Le premier numéro de Septentrion a paru en 1972. Deleu, fils d’une mère flamande et d’un père français, avait placé en exergue de son avant-propos une citation de Paul Valéry: «Enrichissons-nous de nos mutuelles différences». Septentrion, revue de culture générale, entendait offrir trois fois par an une information de qualité sur l’aire linguistique néerlandaise (soit les Pays-Bas et la Flandre, partie néerlandophone de Belgique) et mettre en évidence les influences réciproques entre la néerlandophonie et la francophonie.
Avec Septentrion, Deleu n’en était pas à ses premières armes. En 1957 déjà, il avait fondé la revue Ons Erfdeel (à présent de lage landen), qui allait bientôt s’affirmer comme l’une des principales publications périodiques de culture générale en néerlandophonie. Le tout premier numéro portait d’ailleurs le titre Ons Erfdeel – Notre Patrimoine. Ce choix initial d’une édition bilingue trahissait le vif intérêt de Deleu pour la Flandre française.
La rapide progression de Ons Erfdeel doit avoir été une surprise pour Deleu lui-même. Il était instituteur depuis de longues années, mais il quitta l’enseignement pour porter la Stichting Ons Erfdeel (Fondation Notre Patrimoine) sur les fonts baptismaux. Deux ans plus tard, en 1972, la fondation entamait la publication de Septentrion. L’immeuble construit pour la fondation est situé à Rekkem, en Flandre-Occidentale, à même la frontière franco-belge et juste à mi-chemin entre Paris et Amsterdam.
Les choses bougent
Nous pouvons dire aujourd’hui que Septentrion est né à un moment-clé. Un moment où le renforcement de l’autonomie culturelle des différentes communautés linguistiques de Belgique au sein du pays a engendré en Flandre un besoin accru de collaboration avec l’étranger. Quasi automatiquement, la Flandre s’est tournée en premier lieu vers les Pays-Bas. Le rapprochement avec le Nord a mené en 1980 à la création de la Taalunie, organe officiel qui allait développer une politique stimulante pour le néerlandais aux Pays-Bas et en Flandre (et, plus tard, également au Surinam) et se vouer au soutien du néerlandais dans le monde. L’année suivante s’ouvrait à Amsterdam la maison culturelle flamande De Brakke Grond.
© M. Samyn
Sous l’impulsion, entre autres, de la Fondation Notre Patrimoine, des voix se sont également manifestées en faveur du développement d’un rapprochement culturel et d’une coopération avec d’autres pays. En Flandre (d’abord essentiellement dans la sphère privée, puis aussi dans une partie du monde politique), il apparaissait de plus en plus évident que des relations de bon voisinage sont primordiales pour une communauté de langue et de culture. Le plus proche voisin était la francophonie, elle méritait la priorité. De plus, la fixation de la frontière linguistique en Belgique (1963) avait atténué la crainte de l’impérialisme francophone. C’est dans cette atmosphère et ce contexte que Septentrion a vu le jour.

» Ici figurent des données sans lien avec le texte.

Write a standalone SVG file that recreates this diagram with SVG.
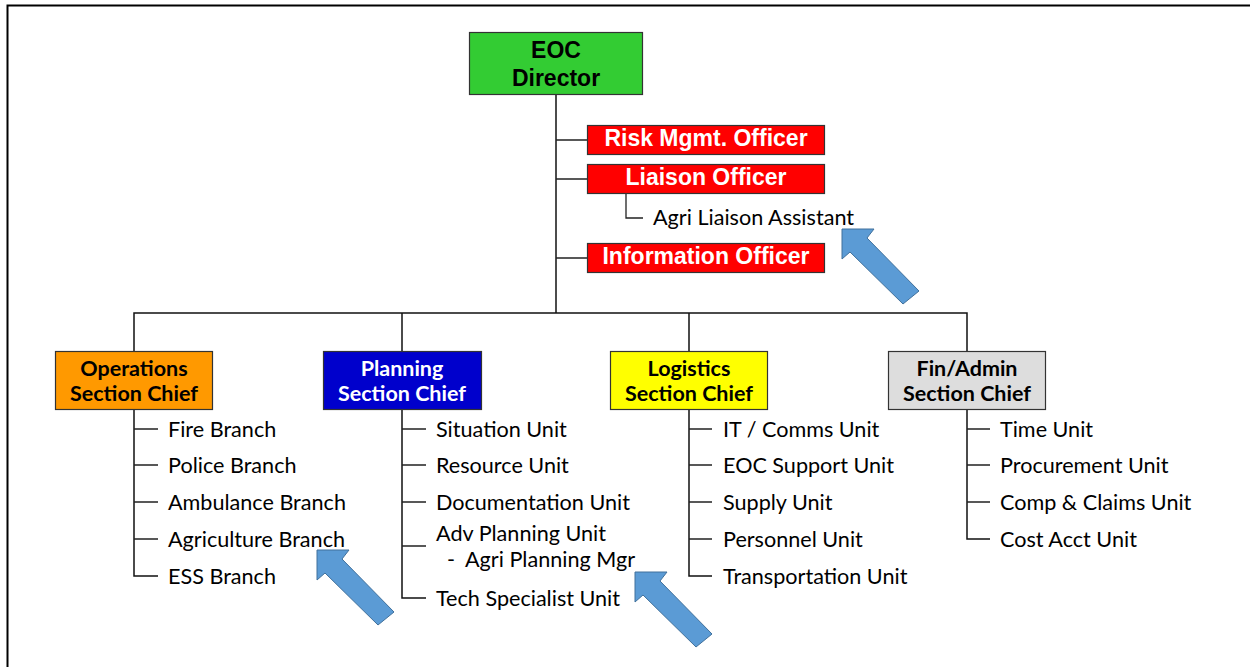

Suspendus aux lèvres de Hugo Claus
Éditer une revue en français sur les Pays-Bas et la Flandre, cela n’en restait pas moins une entreprise téméraire. Mais Deleu a su rallier à sa cause aussi bien des traducteurs talentueux que d’éminentes personnalités des sphères académique et sociétale belges et françaises pour constituer le comité
de conseil. La rédaction ne comprenait pas seulement des Flamands, mais aussi, notamment, un Français et deux Néerlandais.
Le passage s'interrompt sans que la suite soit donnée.